One tribe has a tradition that three prophets are to come to lead them back to the lands that their fathers once possessed, that these are to be preceded by good white men, but that the Indians are not to go with them until after the three prophets have reappeared and told them what to do. The Indians accept the Mormons as "the good white men" of the tradition, but "the three prophets" not having reappeared, they refuse to leave their villages (as the Mormons have wanted them to do), and Hamblin has not a word to say against such "reasonable" objections.

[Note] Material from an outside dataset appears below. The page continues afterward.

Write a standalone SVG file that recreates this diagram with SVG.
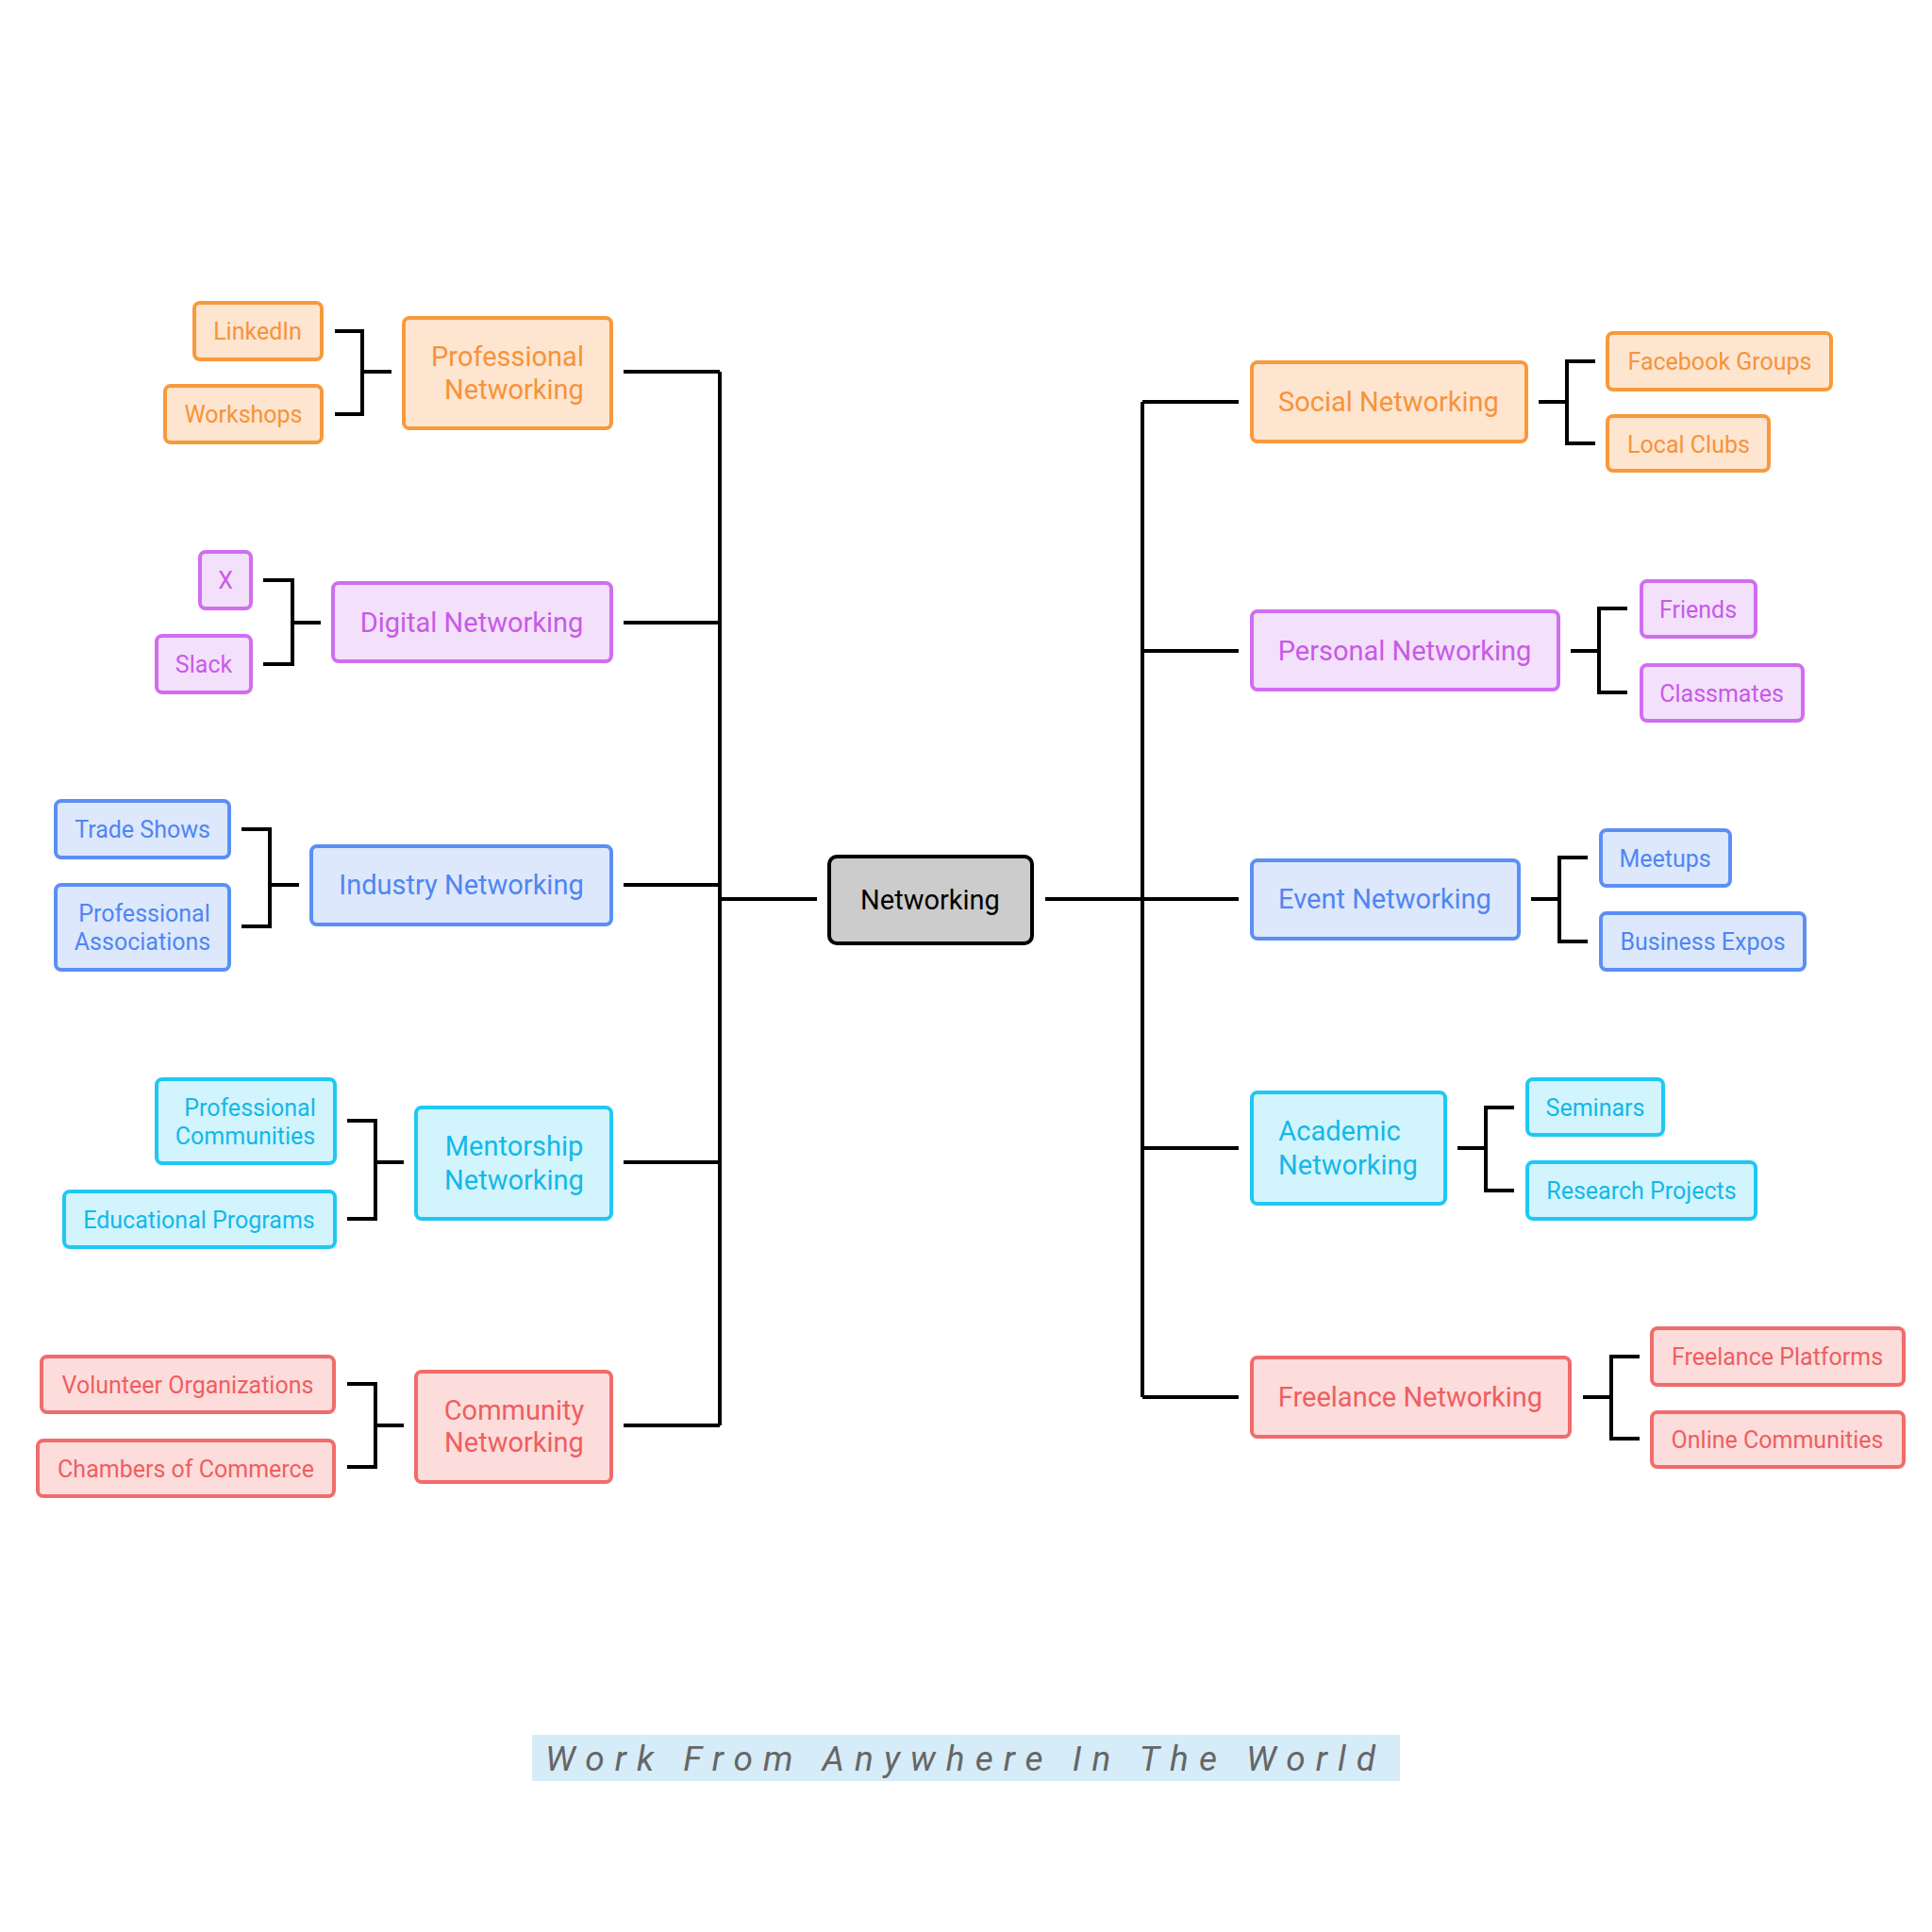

Is it not wonderful to find men thus reverting to an intellectual type that the world had supposed to be extinct? to find men, shrewd in business, honest in every phase of temporal life, going back to cheiromancy and hydromancy, and transacting temporal affairs at the guidance of visions? An Indian prays for rain on his pumpkins, in apparently the most unreasonable way, but the Mormon postpones his departure till the rain that results is over. On his way he nearly dies of thirst, prays for deliverance, and in half an hour snow falls over a mile and a half of ground, melts and forms pools of water! What are we to say of men who say such things as these? Are they all crazy together? And what shall we think of the thousands here who believe that miracles are the most ordinary, reasonable, natural, every-day phenomena of a life of faith, and quote point-blank the promises of the New Testament as a sufficient explanation? The best thing, perhaps, is to say Hum meditatively, and think no more about it.